◆ Requirement ◆
Exclude pictures. Extract exactly the lines from the one that contains "Recreate this image" down to the one that contains "obs_p_top = [0.99] * len(obs_cl_top)", both included.
-------- Data extract --------
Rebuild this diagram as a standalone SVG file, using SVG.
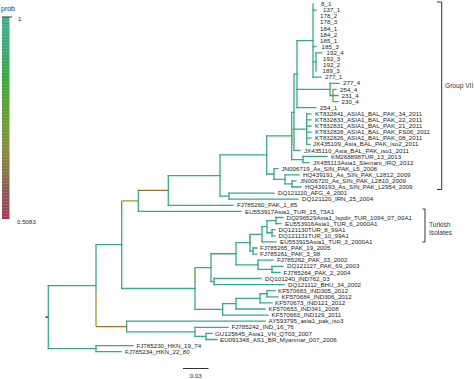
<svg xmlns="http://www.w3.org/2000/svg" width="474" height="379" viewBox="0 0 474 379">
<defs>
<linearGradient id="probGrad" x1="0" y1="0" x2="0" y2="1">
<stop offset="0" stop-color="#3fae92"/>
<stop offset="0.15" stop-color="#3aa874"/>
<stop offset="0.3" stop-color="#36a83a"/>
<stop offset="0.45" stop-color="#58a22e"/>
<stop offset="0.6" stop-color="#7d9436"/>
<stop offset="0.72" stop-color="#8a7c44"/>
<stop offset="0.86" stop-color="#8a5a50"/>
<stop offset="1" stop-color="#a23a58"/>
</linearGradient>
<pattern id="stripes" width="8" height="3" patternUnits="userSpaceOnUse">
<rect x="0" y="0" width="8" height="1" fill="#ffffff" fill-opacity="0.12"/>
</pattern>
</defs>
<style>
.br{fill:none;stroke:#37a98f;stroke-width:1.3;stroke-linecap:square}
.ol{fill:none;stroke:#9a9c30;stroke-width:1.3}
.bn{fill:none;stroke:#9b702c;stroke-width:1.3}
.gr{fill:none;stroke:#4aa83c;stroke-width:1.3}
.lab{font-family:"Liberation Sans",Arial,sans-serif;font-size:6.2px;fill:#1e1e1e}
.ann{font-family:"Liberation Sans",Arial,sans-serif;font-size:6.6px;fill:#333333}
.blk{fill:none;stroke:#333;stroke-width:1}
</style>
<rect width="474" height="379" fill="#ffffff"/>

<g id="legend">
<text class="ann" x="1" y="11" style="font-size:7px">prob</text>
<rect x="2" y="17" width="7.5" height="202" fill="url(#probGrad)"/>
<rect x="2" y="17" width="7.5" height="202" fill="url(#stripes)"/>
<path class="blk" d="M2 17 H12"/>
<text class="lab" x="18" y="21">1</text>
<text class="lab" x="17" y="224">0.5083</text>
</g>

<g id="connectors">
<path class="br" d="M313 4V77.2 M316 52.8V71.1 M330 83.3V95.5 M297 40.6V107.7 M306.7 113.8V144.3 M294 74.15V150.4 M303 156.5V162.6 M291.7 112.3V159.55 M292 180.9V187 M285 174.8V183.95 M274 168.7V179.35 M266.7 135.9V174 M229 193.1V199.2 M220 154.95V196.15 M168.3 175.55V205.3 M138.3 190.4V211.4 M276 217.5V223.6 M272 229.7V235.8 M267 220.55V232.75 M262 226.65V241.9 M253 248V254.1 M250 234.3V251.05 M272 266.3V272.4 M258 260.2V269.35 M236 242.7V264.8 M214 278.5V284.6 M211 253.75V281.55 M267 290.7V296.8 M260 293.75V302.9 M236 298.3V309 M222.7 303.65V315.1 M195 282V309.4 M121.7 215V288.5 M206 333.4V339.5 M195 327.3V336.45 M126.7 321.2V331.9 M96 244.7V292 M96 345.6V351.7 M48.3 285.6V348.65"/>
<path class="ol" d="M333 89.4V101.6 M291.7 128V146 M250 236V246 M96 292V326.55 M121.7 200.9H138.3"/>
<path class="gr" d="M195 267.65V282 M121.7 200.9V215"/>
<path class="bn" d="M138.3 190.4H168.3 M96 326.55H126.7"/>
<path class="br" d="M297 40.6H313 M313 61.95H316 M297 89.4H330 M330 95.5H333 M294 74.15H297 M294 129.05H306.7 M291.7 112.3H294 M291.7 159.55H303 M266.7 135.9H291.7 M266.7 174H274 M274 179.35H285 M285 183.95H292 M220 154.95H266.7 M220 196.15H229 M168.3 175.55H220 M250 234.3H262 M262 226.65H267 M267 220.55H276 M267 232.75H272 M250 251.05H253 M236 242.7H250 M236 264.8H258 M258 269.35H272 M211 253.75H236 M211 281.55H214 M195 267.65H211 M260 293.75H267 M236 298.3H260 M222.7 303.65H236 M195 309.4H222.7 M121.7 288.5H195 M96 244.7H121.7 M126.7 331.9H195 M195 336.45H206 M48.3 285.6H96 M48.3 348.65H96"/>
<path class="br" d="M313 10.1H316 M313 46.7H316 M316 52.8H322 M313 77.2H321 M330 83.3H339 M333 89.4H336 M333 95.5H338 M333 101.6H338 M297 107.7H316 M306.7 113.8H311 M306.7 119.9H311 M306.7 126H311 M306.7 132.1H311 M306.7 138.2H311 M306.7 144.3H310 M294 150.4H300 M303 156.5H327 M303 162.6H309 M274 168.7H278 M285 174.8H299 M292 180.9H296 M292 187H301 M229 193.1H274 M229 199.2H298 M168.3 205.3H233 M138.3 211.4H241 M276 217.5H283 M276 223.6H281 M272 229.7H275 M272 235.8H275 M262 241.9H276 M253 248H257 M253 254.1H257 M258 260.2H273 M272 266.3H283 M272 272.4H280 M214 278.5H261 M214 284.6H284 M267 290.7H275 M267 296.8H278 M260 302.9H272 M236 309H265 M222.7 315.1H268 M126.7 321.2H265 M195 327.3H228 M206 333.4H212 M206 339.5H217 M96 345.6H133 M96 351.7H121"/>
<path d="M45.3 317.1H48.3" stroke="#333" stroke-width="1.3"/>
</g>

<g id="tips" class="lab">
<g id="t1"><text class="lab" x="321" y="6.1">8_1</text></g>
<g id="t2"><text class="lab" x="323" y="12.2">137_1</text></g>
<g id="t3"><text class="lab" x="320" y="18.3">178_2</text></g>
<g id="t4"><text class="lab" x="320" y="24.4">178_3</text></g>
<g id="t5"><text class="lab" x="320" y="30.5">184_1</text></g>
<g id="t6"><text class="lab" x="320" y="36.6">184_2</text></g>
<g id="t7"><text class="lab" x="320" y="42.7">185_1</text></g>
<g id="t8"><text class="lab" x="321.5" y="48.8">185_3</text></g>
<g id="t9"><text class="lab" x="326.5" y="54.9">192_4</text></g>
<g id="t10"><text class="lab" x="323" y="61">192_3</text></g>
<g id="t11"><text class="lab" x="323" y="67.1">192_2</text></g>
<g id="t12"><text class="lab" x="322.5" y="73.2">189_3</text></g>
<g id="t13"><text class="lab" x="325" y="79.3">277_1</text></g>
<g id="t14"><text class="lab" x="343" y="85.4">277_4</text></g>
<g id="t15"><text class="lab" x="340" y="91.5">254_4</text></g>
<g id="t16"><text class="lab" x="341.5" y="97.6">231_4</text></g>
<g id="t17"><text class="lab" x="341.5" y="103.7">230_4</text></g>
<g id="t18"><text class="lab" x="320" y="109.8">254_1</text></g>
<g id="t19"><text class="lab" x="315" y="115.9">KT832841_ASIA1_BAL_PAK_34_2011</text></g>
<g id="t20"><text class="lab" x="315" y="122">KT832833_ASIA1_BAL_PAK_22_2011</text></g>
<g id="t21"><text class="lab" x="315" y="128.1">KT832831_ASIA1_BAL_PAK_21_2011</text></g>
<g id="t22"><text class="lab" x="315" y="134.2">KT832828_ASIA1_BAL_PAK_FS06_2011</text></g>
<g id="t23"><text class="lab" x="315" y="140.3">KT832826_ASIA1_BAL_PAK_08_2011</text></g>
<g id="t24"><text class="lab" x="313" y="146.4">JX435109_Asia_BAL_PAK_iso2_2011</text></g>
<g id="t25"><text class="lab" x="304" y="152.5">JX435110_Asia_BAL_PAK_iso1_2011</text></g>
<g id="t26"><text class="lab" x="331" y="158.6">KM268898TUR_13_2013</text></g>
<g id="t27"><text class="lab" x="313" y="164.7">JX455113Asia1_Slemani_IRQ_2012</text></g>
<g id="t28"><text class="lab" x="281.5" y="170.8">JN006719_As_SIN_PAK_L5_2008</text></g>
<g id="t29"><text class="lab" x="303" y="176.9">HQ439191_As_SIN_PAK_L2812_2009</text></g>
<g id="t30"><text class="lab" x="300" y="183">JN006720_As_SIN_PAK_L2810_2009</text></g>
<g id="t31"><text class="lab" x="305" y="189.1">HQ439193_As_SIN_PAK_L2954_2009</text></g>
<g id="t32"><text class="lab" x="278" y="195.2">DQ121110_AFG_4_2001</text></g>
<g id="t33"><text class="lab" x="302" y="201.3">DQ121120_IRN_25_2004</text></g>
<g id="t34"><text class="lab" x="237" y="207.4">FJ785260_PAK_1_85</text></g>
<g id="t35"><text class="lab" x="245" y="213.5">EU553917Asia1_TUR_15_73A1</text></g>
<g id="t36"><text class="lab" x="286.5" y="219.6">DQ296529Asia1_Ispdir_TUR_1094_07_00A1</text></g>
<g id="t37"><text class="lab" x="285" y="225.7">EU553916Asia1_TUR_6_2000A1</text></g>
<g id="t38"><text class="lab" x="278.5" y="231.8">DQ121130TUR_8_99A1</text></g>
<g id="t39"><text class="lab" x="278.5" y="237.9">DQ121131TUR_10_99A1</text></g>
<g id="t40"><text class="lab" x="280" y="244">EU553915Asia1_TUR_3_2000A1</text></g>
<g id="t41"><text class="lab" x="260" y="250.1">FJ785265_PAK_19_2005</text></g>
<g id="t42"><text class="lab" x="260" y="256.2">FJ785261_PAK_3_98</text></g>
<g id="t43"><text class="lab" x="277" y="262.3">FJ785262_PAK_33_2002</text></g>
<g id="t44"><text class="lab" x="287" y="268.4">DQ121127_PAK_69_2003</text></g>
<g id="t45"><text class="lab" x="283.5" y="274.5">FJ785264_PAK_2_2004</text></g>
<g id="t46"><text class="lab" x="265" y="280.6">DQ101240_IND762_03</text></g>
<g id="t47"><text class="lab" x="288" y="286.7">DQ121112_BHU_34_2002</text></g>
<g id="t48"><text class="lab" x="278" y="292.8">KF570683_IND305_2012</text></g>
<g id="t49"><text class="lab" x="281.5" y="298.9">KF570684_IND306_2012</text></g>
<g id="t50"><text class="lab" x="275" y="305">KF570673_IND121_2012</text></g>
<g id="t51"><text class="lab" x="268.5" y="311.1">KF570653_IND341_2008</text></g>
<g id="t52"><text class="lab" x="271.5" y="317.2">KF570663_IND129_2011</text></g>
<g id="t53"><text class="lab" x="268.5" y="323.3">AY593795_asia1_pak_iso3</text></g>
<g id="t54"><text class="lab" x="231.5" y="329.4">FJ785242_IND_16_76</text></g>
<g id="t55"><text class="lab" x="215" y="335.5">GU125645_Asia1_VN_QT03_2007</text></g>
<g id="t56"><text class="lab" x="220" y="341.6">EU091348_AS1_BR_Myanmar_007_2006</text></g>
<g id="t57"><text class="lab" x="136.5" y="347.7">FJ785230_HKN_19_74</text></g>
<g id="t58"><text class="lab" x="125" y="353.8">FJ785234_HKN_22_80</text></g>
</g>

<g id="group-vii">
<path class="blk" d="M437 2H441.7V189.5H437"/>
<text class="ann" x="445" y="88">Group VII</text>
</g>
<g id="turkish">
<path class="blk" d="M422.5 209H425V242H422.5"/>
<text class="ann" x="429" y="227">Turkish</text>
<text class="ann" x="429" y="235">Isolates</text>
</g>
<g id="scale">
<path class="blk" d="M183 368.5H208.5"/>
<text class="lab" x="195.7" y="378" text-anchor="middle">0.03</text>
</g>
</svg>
--------
-------- Data extract --------
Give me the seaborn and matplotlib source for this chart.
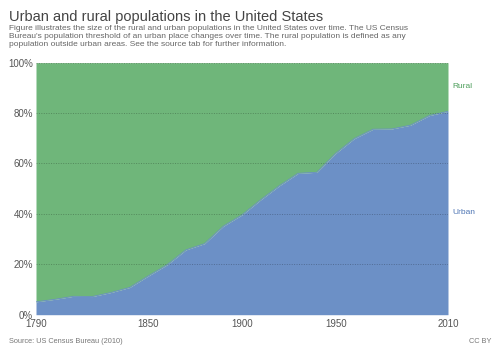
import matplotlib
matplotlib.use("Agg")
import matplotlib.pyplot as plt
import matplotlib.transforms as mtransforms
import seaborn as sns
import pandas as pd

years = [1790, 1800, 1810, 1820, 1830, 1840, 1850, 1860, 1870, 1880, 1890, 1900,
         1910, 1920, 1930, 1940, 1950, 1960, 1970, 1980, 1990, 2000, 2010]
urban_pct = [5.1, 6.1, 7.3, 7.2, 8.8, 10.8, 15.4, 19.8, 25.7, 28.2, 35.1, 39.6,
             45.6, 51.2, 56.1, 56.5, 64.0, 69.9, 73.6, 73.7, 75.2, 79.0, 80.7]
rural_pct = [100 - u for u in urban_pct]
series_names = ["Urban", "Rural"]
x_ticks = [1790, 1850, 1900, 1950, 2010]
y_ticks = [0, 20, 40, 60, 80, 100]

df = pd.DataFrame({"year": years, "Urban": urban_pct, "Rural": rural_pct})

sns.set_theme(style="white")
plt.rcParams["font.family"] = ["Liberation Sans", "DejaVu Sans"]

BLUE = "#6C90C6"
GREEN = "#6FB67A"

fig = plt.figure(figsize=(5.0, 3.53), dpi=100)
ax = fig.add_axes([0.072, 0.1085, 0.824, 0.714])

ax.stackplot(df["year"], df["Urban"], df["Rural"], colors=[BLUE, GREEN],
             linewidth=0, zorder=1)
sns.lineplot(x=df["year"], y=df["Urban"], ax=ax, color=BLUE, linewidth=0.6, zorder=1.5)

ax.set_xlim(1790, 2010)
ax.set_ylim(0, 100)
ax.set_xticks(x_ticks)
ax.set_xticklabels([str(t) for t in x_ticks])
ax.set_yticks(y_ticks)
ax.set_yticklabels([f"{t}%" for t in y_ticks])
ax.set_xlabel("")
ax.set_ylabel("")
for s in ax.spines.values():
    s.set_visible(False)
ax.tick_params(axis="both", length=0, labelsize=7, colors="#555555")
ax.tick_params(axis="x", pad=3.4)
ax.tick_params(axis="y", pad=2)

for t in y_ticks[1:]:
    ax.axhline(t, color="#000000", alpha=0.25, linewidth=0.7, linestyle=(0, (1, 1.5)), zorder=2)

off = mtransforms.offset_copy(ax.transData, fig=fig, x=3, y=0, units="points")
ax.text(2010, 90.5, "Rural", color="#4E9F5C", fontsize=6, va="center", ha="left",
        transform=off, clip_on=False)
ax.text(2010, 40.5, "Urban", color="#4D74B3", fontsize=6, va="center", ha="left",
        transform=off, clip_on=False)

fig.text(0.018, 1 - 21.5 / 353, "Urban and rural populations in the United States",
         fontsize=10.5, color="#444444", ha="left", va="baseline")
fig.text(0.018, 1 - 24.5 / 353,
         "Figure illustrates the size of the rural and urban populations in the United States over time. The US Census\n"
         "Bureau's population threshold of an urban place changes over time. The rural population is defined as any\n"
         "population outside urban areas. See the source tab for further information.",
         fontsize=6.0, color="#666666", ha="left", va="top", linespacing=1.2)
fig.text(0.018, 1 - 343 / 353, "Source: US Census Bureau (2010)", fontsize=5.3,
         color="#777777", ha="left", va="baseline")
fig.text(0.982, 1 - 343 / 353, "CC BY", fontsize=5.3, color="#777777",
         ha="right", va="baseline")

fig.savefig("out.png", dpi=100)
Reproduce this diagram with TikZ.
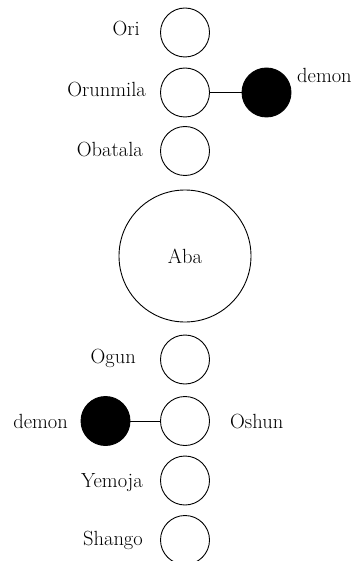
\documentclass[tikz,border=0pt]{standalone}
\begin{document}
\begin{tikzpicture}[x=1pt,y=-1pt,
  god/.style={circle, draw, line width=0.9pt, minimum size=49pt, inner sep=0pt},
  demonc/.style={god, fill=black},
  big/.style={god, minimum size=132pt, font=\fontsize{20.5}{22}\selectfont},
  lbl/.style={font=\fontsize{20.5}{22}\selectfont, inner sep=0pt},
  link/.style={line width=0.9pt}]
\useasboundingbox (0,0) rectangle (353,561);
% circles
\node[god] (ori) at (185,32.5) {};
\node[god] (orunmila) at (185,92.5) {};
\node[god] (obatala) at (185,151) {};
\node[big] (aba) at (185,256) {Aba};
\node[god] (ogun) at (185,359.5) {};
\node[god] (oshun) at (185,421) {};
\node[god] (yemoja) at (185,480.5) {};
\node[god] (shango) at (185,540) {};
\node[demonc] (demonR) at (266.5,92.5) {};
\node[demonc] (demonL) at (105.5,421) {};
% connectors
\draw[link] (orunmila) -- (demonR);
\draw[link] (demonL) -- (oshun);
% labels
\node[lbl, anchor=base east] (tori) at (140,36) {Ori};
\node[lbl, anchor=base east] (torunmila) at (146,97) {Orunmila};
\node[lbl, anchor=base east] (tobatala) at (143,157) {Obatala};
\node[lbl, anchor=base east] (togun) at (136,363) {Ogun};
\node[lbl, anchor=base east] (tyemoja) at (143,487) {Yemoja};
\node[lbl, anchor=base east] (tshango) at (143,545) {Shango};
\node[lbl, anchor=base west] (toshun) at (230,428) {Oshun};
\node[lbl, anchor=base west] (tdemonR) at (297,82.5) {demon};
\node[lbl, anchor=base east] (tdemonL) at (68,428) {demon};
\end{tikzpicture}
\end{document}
--------
-------- Data extract --------
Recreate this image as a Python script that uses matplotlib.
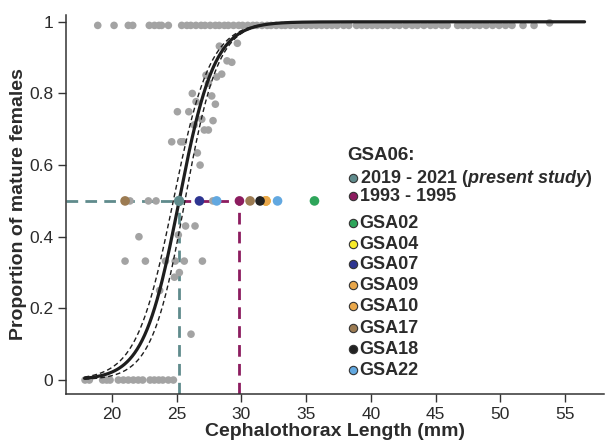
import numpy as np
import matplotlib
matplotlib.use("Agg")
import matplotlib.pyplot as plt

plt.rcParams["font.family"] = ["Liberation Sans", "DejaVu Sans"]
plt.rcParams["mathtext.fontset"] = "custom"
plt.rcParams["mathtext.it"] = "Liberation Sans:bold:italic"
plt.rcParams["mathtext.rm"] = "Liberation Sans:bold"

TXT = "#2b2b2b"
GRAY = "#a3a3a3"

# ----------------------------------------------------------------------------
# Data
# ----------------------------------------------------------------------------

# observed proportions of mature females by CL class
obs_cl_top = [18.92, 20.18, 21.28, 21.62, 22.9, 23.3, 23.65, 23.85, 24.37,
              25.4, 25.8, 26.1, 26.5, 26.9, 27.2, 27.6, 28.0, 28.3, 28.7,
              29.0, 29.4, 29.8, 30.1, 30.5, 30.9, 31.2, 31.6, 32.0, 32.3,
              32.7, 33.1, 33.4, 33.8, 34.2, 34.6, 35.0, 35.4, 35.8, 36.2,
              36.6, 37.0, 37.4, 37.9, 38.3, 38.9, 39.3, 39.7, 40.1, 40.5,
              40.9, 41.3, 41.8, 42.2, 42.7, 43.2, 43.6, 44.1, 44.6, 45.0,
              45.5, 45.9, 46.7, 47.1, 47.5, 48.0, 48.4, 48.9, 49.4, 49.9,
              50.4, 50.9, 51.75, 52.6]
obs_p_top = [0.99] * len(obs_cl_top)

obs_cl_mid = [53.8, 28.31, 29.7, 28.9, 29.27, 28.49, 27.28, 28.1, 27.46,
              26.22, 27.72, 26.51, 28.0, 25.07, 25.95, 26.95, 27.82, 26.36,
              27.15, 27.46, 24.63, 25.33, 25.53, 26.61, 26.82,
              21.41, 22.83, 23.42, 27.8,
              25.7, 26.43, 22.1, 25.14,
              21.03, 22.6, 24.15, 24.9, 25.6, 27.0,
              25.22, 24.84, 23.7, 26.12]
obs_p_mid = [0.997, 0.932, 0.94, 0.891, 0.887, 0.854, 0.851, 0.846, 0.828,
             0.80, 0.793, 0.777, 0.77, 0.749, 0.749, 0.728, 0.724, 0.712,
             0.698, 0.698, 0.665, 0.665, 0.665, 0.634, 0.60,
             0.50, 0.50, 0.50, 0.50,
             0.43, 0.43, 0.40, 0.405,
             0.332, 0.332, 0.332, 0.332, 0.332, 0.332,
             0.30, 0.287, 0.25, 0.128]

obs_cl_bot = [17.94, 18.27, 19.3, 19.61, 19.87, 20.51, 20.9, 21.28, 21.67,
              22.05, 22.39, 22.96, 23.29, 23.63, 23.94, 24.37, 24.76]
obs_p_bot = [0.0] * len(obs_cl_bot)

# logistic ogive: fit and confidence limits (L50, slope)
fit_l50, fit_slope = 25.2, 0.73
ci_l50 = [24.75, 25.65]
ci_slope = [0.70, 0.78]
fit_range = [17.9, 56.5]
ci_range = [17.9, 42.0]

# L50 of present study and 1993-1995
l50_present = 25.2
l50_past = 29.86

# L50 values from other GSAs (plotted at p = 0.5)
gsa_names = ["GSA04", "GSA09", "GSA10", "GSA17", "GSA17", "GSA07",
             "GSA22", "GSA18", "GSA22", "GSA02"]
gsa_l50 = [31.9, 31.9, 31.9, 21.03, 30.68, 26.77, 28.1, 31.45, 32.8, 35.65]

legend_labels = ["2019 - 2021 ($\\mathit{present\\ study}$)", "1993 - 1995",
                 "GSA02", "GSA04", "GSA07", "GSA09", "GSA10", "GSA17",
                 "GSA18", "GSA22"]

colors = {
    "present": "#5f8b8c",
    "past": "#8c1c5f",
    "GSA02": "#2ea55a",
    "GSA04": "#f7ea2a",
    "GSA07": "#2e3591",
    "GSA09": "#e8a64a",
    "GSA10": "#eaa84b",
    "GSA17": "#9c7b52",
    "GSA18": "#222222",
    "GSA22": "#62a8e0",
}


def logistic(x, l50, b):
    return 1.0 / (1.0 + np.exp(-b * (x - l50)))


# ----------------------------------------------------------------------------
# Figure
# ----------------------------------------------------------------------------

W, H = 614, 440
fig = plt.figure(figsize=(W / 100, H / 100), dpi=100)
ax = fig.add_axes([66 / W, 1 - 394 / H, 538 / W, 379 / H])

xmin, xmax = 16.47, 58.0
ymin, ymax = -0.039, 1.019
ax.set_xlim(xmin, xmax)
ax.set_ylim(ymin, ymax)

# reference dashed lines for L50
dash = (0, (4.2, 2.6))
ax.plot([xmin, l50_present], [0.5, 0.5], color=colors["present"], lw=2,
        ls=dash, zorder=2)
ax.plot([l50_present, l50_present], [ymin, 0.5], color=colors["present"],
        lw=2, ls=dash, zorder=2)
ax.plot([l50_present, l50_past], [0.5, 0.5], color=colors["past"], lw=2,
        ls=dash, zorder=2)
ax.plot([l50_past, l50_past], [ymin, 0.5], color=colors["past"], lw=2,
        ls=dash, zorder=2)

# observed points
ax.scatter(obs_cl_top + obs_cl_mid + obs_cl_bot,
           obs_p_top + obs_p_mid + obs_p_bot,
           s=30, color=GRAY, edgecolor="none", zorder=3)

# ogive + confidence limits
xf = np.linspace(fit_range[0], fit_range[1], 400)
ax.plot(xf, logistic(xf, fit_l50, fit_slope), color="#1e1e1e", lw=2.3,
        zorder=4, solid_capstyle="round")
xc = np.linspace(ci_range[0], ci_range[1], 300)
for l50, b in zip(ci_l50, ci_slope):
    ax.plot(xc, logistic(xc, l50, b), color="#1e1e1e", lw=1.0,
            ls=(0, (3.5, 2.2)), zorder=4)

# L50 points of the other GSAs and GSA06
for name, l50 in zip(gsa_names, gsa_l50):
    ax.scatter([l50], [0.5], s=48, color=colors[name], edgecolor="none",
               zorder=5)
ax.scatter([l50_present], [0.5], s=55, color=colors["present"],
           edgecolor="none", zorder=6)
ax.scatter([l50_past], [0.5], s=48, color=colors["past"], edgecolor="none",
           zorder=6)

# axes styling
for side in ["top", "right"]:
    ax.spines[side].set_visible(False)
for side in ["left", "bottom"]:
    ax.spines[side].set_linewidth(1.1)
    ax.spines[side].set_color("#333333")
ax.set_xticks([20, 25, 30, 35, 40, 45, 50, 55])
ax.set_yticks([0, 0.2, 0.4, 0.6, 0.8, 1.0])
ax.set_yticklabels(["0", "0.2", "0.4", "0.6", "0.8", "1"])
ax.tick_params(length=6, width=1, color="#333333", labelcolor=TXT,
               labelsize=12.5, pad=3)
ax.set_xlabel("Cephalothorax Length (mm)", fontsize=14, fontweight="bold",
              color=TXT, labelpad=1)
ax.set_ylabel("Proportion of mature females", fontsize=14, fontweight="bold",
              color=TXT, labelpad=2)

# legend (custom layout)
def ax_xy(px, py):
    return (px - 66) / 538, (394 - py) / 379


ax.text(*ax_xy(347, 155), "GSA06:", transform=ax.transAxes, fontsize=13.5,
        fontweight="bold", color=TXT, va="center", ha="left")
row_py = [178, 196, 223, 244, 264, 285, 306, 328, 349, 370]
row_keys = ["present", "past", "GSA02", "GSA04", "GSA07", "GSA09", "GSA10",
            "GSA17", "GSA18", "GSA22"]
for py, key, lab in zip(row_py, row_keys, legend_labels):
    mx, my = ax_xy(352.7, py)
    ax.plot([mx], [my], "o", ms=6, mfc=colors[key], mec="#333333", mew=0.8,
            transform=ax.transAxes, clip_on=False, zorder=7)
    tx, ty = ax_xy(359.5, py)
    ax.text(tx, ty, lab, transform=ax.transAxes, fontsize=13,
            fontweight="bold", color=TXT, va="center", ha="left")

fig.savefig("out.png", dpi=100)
--------
◆ Complete output ◆
Recreate this image as a Python script that uses matplotlib.
import numpy as np
import matplotlib
matplotlib.use("Agg")
import matplotlib.pyplot as plt

plt.rcParams["font.family"] = ["Liberation Sans", "DejaVu Sans"]
plt.rcParams["mathtext.fontset"] = "custom"
plt.rcParams["mathtext.it"] = "Liberation Sans:bold:italic"
plt.rcParams["mathtext.rm"] = "Liberation Sans:bold"

TXT = "#2b2b2b"
GRAY = "#a3a3a3"

# ----------------------------------------------------------------------------
# Data
# ----------------------------------------------------------------------------

# observed proportions of mature females by CL class
obs_cl_top = [18.92, 20.18, 21.28, 21.62, 22.9, 23.3, 23.65, 23.85, 24.37,
              25.4, 25.8, 26.1, 26.5, 26.9, 27.2, 27.6, 28.0, 28.3, 28.7,
              29.0, 29.4, 29.8, 30.1, 30.5, 30.9, 31.2, 31.6, 32.0, 32.3,
              32.7, 33.1, 33.4, 33.8, 34.2, 34.6, 35.0, 35.4, 35.8, 36.2,
              36.6, 37.0, 37.4, 37.9, 38.3, 38.9, 39.3, 39.7, 40.1, 40.5,
              40.9, 41.3, 41.8, 42.2, 42.7, 43.2, 43.6, 44.1, 44.6, 45.0,
              45.5, 45.9, 46.7, 47.1, 47.5, 48.0, 48.4, 48.9, 49.4, 49.9,
              50.4, 50.9, 51.75, 52.6]
obs_p_top = [0.99] * len(obs_cl_top)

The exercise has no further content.